A new peer-reviewed scientific paper, published today in Reviews on Environmental Health, adds to the growing evidence of harm from fracking, especially to women and young children. But men also should be worried too.
The review – which is based on a comprehensive literature search – makes uncomfortable reading and examines the health impacts of the 750 or so chemicals used in fracking.
It concludes that fracking operations use and/or create chemicals linked to birth defects, infertility, miscarriage, impaired fetal growth, low birth weight, preterm birth and premature or delayed sexual development, amongst other health problems.

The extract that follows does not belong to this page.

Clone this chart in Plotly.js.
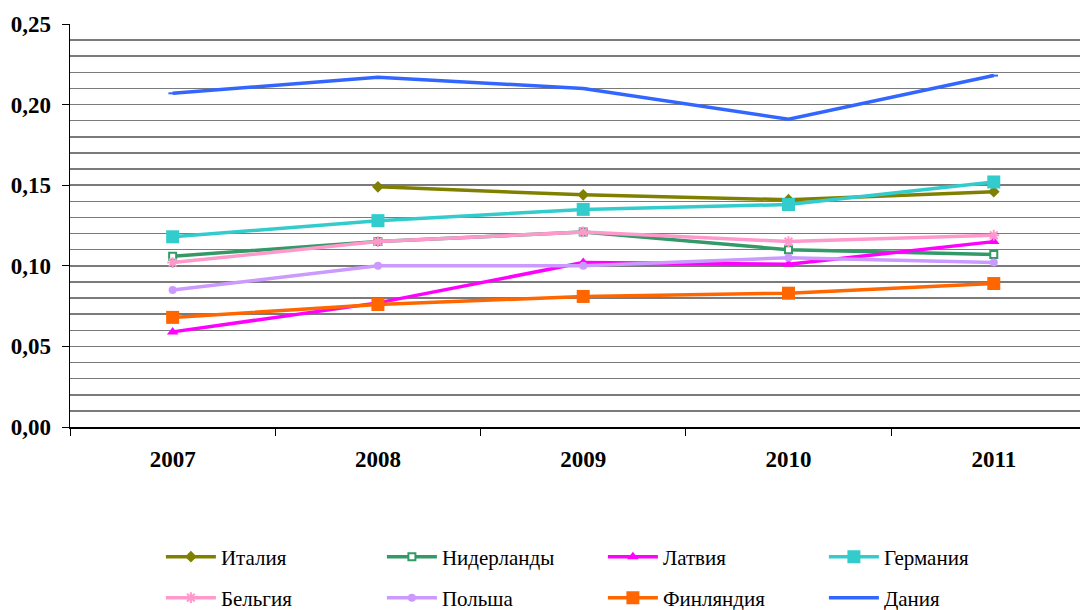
<!DOCTYPE html>
<html><head><meta charset="utf-8">
<script src="https://cdn.plot.ly/plotly-3.0.1.min.js"></script>
<style>html,body{margin:0;padding:0;background:#fff}#chart{width:1082px;height:610px}</style>
</head><body><div id="chart"></div>
<script>
const years = ['2007','2008','2009','2010','2011'];
const italy = [null, 0.149, 0.144, 0.141, 0.146];
const netherlands = [0.106, 0.115, 0.121, 0.110, 0.107];
const latvia = [0.059, 0.077, 0.102, 0.101, 0.115];
const germany = [0.118, 0.128, 0.135, 0.138, 0.152];
const belgium = [0.102, 0.115, 0.121, 0.115, 0.119];
const poland = [0.085, 0.100, 0.100, 0.105, 0.102];
const finland = [0.068, 0.076, 0.081, 0.083, 0.089];
const denmark = [0.207, 0.217, 0.210, 0.191, 0.218];

const SERIF = 'Liberation Serif';

function tr(name, y, color, marker, legend) {
  return {
    type: 'scatter', mode: 'lines+markers', name: name, x: years, y: y,
    line: {color: color, width: 3.5}, connectgaps: false,
    marker: marker, legend: legend
  };
}
const data = [
  tr('Италия', italy, '#808000', {symbol:'diamond', size:9, color:'#808000'}, 'legend'),
  tr('Нидерланды', netherlands, '#339966', {symbol:'square', size:7, color:'#ffffff', line:{color:'#339966', width:2}}, 'legend'),
  tr('Латвия', latvia, '#FF00FF', {symbol:'triangle-up', size:10, color:'#FF00FF'}, 'legend'),
  tr('Германия', germany, '#33CCCC', {symbol:'square', size:13, color:'#33CCCC'}, 'legend'),
  tr('Бельгия', belgium, '#FF99CC', {symbol:'asterisk-open', size:9, color:'#FF99CC', line:{color:'#FF99CC', width:2}}, 'legend2'),
  tr('Польша', poland, '#CC99FF', {symbol:'circle', size:8, color:'#CC99FF'}, 'legend2'),
  tr('Финляндия', finland, '#FF6600', {symbol:'square', size:13, color:'#FF6600'}, 'legend2'),
  tr('Дания', denmark, '#3366FF', {symbol:'line-ew', size:6, color:'#3366FF', line:{color:'#3366FF', width:2}}, 'legend2')
];

const legendBase = {
  orientation: 'h', xanchor: 'left', yanchor: 'middle', x: 0.09,
  entrywidth: 156, entrywidthmode: 'pixels', itemwidth: 50,
  traceorder: 'normal',
  font: {family: SERIF, size: 21, color: '#000'},
  bgcolor: 'rgba(0,0,0,0)'
};

const layout = {
  width: 1082, height: 610,
  margin: {l: 70, r: 2, t: 24, b: 183, autoexpand: false},
  paper_bgcolor: '#ffffff', plot_bgcolor: '#ffffff',
  separators: ', ',
  showlegend: true,
  font: {family: SERIF, color: '#000'},
  xaxis: {
    type: 'category', range: [-0.5, 4.42],
    showline: true, linecolor: '#000', linewidth: 2,
    ticks: 'outside', ticklen: 7, tickcolor: '#000', tickwidth: 1, tickson: 'boundaries',
    ticklabelstandoff: 10,
    showgrid: false, zeroline: false,
    tickfont: {family: SERIF, size: 23, color: '#000', weight: 'bold'}
  },
  yaxis: {
    range: [0, 0.25], dtick: 0.05, tick0: 0, tickformat: '.2f',
    showline: true, linecolor: '#000', linewidth: 1.5,
    ticks: 'outside', ticklen: 7, tickcolor: '#000',
    ticklabelstandoff: 6,
    showgrid: true, gridcolor: '#7a7a7a', gridwidth: 1.5, zeroline: false,
    minor: {dtick: 0.01, showgrid: true, gridcolor: '#7a7a7a', gridwidth: 1.5},
    tickfont: {family: SERIF, size: 23, color: '#000', weight: 'bold'}
  },
  legend: Object.assign({}, legendBase, {y: (427 - 557) / 403}),
  legend2: Object.assign({}, legendBase, {y: (427 - 598) / 403})
};
Plotly.newPlot('chart', data, layout, {displayModeBar: false, staticPlot: true});
</script></body></html>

Although some of the chemicals remain a secret, we know that fracking uses a mixture of Volatile Organic Compounds such as benzene, toluene, ethyl benzene, xylene and formaldehyde, as well as heavy metals such as arsenic, cadmium and lead. All these contribute to air and water quality and pose a threat to human developmental and reproductive health.
What is becoming clear is that although the science is taking time to catch up to the fracking boom, nearly every month more evidence is emerging of serious health impacts of fracking.

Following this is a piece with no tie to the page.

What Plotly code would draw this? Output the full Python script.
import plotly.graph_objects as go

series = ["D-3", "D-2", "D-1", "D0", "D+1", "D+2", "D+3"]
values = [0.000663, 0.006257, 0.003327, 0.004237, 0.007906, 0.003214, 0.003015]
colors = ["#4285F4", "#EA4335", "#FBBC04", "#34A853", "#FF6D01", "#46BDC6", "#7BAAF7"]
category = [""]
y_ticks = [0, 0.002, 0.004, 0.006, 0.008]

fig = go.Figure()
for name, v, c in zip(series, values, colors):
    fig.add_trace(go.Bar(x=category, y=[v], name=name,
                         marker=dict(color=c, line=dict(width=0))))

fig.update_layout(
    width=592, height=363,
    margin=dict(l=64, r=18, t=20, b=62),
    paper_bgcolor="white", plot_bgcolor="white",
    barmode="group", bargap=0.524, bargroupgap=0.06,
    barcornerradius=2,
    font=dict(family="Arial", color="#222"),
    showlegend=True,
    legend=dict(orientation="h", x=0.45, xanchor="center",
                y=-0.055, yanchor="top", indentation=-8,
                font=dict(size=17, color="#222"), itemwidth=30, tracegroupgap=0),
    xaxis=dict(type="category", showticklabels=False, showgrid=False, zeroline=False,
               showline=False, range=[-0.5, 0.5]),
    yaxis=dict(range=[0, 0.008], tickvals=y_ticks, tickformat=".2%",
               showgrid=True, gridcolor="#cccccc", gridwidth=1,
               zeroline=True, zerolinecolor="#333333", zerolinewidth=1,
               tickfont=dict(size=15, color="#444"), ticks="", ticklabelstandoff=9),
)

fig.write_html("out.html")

“Research from laboratory and human studies demonstrates that exposure to many chemicals associated with unconventional oil and natural gas drilling can reduce fertility in adults and cause short term and long term negative health effects in babies and children,” argues Dr. Susan Nagel, an Associate Professor of Obstetrics, Gynecology and Women’s Health at the University of Missouri School of Medicine and the senior author of the review.
The review released today found serious health risks from fracking including:
• Endocrine disruption: Over 130 chemicals used in fracking are known or suspected to be endocrine-disrupting chemicals. Known as EDCs these have been linked to altered reproductive function, increased incidence of breast cancer, abnormal growth and developmental delays in children, and changes in immune function, among other health problems.
• Reduced semen quality: A common mixture of fracking chemicals is benzene, toluene and xylene. These are known as the BTX chemicals and can lead to impaired sperm quantity and quality.
• Effects on menstruation and fecundity: Fracking chemicals have been associated with adverse effects on the menstrual cycle and overall fecundity in women, such as abnormal menstrual cycle length.
• Miscarriage and stillbirth: Acute exposure to heavy metals is associated with increased risks for of miscarriage and/or stillbirths. Recent reports have found an unusually high rate of miscarriages and stillbirths from areas near fracking in Glenwood Springs, Colorado and, anecdotally in Vernal, Utah.
• Preterm birth and low birth weight: Some fracking chemicals, especially particulate matter from air pollution, are associated with increased risks of low birth weight and preterm birth.
Ellen Webb of the Centre for Environmental Health, and one of the authors of the study, said: “There is an urgent need to evaluate the adverse potential health outcomes for these communities on the front lines of the growing fracking industry.”
The need grows more urgent by the day.